Data lines:
____________
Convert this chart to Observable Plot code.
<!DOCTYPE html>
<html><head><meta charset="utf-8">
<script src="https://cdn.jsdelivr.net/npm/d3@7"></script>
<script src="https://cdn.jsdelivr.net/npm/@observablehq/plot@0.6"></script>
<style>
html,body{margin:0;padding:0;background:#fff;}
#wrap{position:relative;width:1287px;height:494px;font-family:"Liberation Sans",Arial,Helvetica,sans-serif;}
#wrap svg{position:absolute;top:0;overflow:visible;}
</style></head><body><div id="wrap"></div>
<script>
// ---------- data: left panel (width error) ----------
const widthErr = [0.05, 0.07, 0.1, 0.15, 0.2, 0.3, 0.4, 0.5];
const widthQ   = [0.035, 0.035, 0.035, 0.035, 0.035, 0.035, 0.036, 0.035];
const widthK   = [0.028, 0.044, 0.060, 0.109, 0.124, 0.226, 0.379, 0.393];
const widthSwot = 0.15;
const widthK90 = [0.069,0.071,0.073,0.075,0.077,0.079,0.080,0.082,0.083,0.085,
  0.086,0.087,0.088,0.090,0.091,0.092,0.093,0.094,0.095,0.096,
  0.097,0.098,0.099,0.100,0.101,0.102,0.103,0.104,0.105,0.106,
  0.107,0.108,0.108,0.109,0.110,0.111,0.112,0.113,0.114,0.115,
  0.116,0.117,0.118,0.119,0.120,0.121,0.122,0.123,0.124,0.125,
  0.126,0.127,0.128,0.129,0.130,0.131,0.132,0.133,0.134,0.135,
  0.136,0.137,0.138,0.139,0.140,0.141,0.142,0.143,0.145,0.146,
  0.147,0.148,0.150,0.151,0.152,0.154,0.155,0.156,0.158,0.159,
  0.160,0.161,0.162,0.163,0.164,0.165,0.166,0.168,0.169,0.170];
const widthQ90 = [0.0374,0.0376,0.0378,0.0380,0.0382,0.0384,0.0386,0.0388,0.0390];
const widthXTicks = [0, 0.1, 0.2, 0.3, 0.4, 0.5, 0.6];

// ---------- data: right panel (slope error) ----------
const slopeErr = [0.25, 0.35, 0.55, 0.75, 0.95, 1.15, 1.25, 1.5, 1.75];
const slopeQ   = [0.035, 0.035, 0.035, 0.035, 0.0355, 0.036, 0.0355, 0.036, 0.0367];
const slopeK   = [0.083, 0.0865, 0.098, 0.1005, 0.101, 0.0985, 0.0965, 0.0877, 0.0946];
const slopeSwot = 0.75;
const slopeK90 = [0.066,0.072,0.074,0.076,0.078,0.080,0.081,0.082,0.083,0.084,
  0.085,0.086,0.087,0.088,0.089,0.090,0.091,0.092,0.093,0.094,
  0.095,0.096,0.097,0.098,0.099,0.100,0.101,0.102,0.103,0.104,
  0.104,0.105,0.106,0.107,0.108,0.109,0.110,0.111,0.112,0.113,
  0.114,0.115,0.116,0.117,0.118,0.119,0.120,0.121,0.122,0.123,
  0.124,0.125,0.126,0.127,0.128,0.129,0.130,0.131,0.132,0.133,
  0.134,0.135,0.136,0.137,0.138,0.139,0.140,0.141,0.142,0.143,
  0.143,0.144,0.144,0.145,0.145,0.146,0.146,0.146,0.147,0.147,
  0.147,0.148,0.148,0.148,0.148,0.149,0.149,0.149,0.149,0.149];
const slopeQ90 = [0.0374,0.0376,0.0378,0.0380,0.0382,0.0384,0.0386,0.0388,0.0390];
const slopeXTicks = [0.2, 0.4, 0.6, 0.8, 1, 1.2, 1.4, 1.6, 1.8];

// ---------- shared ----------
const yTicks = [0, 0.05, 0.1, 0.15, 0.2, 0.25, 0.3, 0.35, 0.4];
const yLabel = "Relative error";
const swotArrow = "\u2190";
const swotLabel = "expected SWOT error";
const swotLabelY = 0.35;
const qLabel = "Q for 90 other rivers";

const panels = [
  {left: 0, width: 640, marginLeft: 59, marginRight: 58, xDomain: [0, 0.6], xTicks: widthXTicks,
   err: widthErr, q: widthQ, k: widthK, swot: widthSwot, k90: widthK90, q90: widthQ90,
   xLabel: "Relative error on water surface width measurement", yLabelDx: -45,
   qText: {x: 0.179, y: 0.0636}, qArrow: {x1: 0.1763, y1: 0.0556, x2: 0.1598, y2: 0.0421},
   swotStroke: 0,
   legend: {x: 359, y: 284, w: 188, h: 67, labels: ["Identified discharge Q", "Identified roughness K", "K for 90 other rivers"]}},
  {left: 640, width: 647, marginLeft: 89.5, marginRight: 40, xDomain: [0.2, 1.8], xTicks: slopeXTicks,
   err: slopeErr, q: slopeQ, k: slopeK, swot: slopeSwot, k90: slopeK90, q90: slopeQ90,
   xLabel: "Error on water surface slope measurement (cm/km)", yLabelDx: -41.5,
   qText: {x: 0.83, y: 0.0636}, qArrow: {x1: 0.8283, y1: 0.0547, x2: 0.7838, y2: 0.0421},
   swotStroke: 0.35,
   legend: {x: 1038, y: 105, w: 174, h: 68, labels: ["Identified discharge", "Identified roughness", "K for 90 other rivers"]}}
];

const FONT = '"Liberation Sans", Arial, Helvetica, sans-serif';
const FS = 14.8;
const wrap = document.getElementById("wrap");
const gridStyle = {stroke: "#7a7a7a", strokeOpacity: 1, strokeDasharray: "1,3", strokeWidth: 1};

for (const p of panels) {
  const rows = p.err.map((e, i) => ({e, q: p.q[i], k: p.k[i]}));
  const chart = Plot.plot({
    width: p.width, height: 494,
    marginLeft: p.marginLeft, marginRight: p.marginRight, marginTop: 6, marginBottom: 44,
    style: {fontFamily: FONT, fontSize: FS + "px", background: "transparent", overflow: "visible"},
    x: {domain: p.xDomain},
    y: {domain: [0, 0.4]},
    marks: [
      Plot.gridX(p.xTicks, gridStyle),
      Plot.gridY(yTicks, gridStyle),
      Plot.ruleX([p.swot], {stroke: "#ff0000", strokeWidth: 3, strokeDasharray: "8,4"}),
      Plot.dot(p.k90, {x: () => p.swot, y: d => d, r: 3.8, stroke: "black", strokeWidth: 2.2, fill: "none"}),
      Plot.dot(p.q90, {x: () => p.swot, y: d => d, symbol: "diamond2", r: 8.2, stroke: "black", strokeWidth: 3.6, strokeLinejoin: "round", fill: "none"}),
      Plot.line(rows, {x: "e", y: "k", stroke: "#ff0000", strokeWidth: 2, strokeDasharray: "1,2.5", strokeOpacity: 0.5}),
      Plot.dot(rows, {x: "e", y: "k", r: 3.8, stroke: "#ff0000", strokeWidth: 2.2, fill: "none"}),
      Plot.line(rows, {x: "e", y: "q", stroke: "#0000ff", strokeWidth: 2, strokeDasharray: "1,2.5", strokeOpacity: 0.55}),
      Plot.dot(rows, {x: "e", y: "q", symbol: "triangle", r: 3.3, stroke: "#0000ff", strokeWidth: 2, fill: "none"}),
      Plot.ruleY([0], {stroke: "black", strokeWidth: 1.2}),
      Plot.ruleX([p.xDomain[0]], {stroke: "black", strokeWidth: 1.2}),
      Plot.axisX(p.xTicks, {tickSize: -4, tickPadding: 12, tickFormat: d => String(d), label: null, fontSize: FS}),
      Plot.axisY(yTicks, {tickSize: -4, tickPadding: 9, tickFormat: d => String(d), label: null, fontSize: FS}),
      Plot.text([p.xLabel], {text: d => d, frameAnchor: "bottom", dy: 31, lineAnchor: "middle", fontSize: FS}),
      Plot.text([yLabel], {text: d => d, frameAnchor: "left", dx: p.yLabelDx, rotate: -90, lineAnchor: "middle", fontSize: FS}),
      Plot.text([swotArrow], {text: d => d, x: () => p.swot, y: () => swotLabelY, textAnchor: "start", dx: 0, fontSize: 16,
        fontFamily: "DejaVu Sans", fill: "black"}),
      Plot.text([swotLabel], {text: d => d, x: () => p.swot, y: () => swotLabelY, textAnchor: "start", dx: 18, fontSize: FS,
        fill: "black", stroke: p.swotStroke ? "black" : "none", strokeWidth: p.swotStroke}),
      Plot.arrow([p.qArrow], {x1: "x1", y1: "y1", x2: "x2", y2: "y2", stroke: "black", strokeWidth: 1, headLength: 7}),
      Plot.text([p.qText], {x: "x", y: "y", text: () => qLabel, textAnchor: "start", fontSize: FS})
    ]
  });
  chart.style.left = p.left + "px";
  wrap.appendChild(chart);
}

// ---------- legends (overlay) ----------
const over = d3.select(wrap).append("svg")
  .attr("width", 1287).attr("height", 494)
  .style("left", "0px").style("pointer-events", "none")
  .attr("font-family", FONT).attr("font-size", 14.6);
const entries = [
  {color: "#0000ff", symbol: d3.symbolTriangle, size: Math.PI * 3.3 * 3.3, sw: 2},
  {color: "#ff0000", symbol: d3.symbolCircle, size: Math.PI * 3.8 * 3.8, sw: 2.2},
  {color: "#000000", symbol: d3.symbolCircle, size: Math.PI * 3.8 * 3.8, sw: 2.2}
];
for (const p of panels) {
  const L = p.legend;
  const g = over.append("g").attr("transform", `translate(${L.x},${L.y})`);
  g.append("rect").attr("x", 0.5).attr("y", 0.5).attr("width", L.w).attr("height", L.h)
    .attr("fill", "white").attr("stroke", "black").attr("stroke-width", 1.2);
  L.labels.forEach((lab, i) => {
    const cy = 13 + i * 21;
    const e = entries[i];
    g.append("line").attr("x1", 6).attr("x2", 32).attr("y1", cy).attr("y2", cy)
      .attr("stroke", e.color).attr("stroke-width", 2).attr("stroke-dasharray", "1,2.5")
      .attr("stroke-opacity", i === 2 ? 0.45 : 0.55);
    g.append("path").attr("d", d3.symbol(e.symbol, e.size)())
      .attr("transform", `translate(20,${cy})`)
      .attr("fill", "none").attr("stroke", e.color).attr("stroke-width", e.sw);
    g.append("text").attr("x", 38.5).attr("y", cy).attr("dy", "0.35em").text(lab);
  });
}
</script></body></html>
____________
Goal:
Everything from the first line of the material through the line containing "const widthXTicks = [0, 0.1, 0.2, 0.3, 0.4, 0.5, 0.6];" is to be printed exactly; lines after that are to be left out.

Task solution:
Convert this chart to Observable Plot code.
<!DOCTYPE html>
<html><head><meta charset="utf-8">
<script src="https://cdn.jsdelivr.net/npm/d3@7"></script>
<script src="https://cdn.jsdelivr.net/npm/@observablehq/plot@0.6"></script>
<style>
html,body{margin:0;padding:0;background:#fff;}
#wrap{position:relative;width:1287px;height:494px;font-family:"Liberation Sans",Arial,Helvetica,sans-serif;}
#wrap svg{position:absolute;top:0;overflow:visible;}
</style></head><body><div id="wrap"></div>
<script>
// ---------- data: left panel (width error) ----------
const widthErr = [0.05, 0.07, 0.1, 0.15, 0.2, 0.3, 0.4, 0.5];
const widthQ   = [0.035, 0.035, 0.035, 0.035, 0.035, 0.035, 0.036, 0.035];
const widthK   = [0.028, 0.044, 0.060, 0.109, 0.124, 0.226, 0.379, 0.393];
const widthSwot = 0.15;
const widthK90 = [0.069,0.071,0.073,0.075,0.077,0.079,0.080,0.082,0.083,0.085,
  0.086,0.087,0.088,0.090,0.091,0.092,0.093,0.094,0.095,0.096,
  0.097,0.098,0.099,0.100,0.101,0.102,0.103,0.104,0.105,0.106,
  0.107,0.108,0.108,0.109,0.110,0.111,0.112,0.113,0.114,0.115,
  0.116,0.117,0.118,0.119,0.120,0.121,0.122,0.123,0.124,0.125,
  0.126,0.127,0.128,0.129,0.130,0.131,0.132,0.133,0.134,0.135,
  0.136,0.137,0.138,0.139,0.140,0.141,0.142,0.143,0.145,0.146,
  0.147,0.148,0.150,0.151,0.152,0.154,0.155,0.156,0.158,0.159,
  0.160,0.161,0.162,0.163,0.164,0.165,0.166,0.168,0.169,0.170];
const widthQ90 = [0.0374,0.0376,0.0378,0.0380,0.0382,0.0384,0.0386,0.0388,0.0390];
const widthXTicks = [0, 0.1, 0.2, 0.3, 0.4, 0.5, 0.6];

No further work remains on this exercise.